How Beacon Hill works

I had to copy this from MASSterlist.com.  It says it all about our legislature and Beacon Hill.

Bill filing: something of a racket.

We're heavy into the season when consultants and lobbyists are pitching stories to reporters and posting on social about the exciting news that proposal x is in play, having been filed by the consultant's client or client organization. Part of a bill-info service or a lobbyist's stock in trade is assuring customers they won't miss progress on vital legislation as it advances through the process.

The thing is though, as a practical matter, almost nothing does advance, and truth to tell, the hired guns know it. Of the 2,000-plus pieces of legislation filed last session (2,298 at the deadline and plenty more subsequently), maybe a few dozen of serious import made it into the law books, and most never got anywhere near the governor's desk.

Nevertheless, interesting bill ideas are fabulous fodder for press conferences and news stories, and press conferences and news stories are what we're getting now. Don't misunderstand, this isn't a terrible thing — the ideas and issues floated in the legislation are often urgently provocative or conscience-activating, and they spark discussions worth having. But are they news? Yes and no.

There's another stratum to this — the genre of bills that have to do with the required gauges of wire in construction, or the rules of practices for dental technicians - measures that provide billable hours for lobbyists, either pro or con, and have almost no other function or impact. Lobbyists have in the past been rumored to file bills so they can get paid to block them.

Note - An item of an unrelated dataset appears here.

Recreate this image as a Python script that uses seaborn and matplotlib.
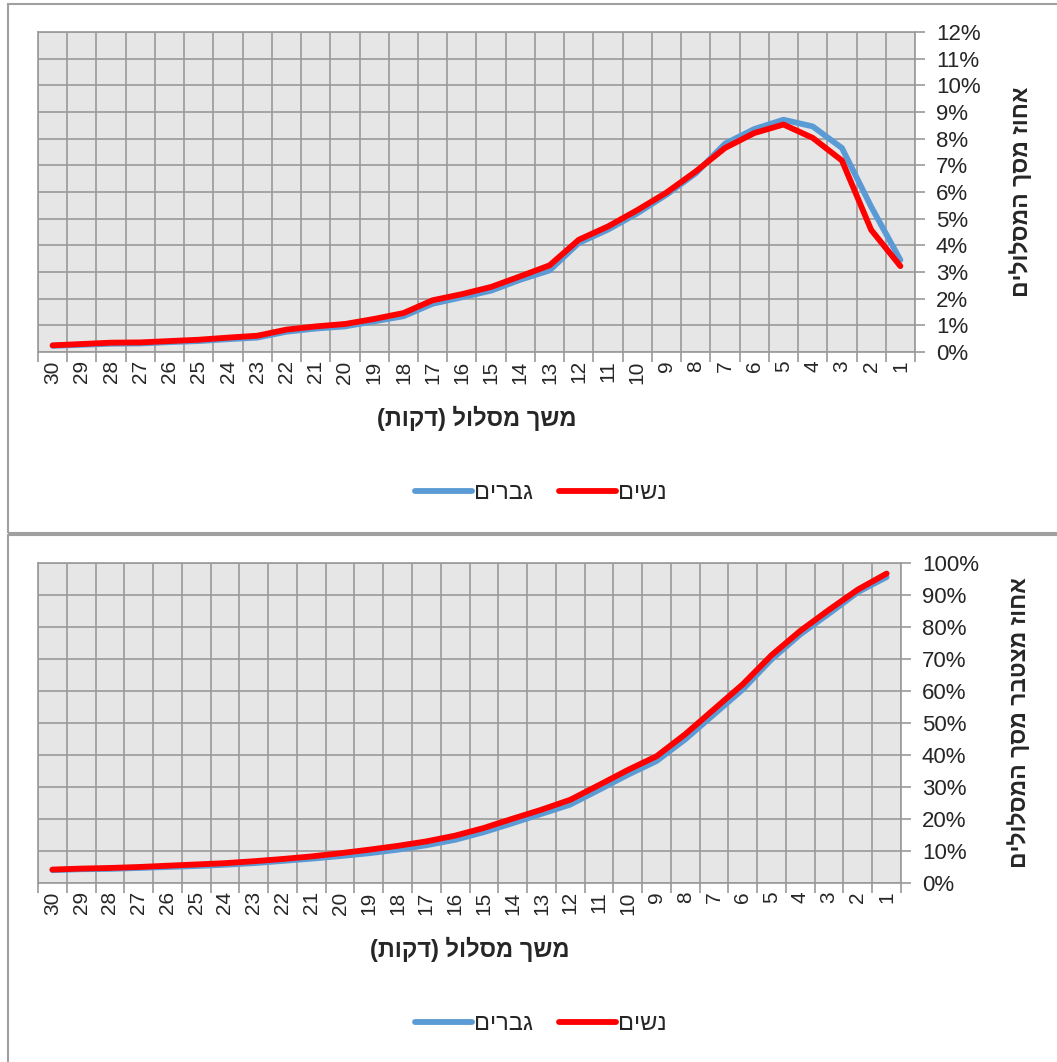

There was a fine story today on the front page of the Globe, however you define "front page" in 2023, about a bill that would allow prisoners to get time off their sentences by donating organs. Anyone who's been in the State House a while knows the odds of this measure passing are maybe the same as Tom Brady coming out of re-retirement (and really, you never know). Yet there it is — fodder. And we will not be so hypocritical as to assert we're not happy to munch away.